Tens of thousands of scouts were being evacuated Tuesday from their problem-plagued South Korean campsite to safer areas ahead of a looming typhoon, as Seoul scrambled to accommodate and entertain them.
The mass exodus is the latest blow to the jamboree, which has already seen hundreds of scouts fall ill during a sweltering heatwave, prompting the early withdrawal of American and British contingents as complaints over site conditions mounted.
More than 100 police cars and four helicopters were deployed to escort buses carrying the scouts out of the campsite, with President Yoon Suk Yeol cutting short his annual holiday to help manage the fallout from the jamboree, which has been a PR disaster for his administration.
“This is the first time in more than 100 years of World Scout Jamborees that we have had to face such compounded challenges,” Ahmad Alhendawi, secretary-general of the World Organization of the Scout Movement, said in a statement.
He said the massive event, which brought together about 43,000 scouts to a campsite in South Korea’s North Jeolla province, had been “very unlucky with the unprecedented heatwave and now the typhoon”.
At the sprawling campsite in Buan on Tuesday, tens of thousands of scouts were packing up their tents and belongings and queuing to get onto buses, with Korea Special Forces on hand to help with the evacuation, AFP reporters saw.
The government sent more than 1,000 buses to ferry the mostly teenage scouts away from the site to areas mostly around Seoul, saying they would be accommodated in university dormitories and other public facilities.
Interior Minister Lee Sang-min said the government would ensure participants could be “safe and comfortable” at their new lodgings, vowing that the jamboree programme would continue.

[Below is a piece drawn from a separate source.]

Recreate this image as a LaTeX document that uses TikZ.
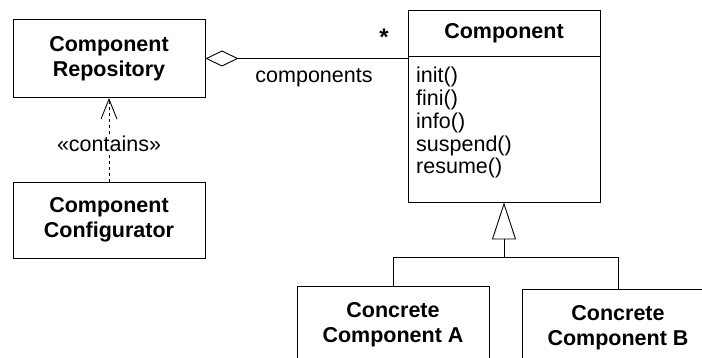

He said he hoped the scouts could “finish their schedules with a happy heart”, with the government later announcing a K-pop concert in Seoul, as one lawmaker even called for a special reunion of megastars BTS to salvage the jamboree.
At the site, German volunteer Axel Scholl, 62, told AFP he was “at his limits” working to safely evacuate all the scouts in the heat.
“The worst thing about all of this is… It was for the kids. I’m 62 years old but this was all for the kids. Now they all go home disappointed. It should have been such a nice experience,” he told AFP, wiping away tears.
He said Poland — which will host the next jamboree in 2027 — will have learned a lot about what can go wrong from this year’s experience.
“I feel very, very sorry for the Korean nation and Korean people because I think they would have loved to present their country, their culture, their community in a more positive way,” he added.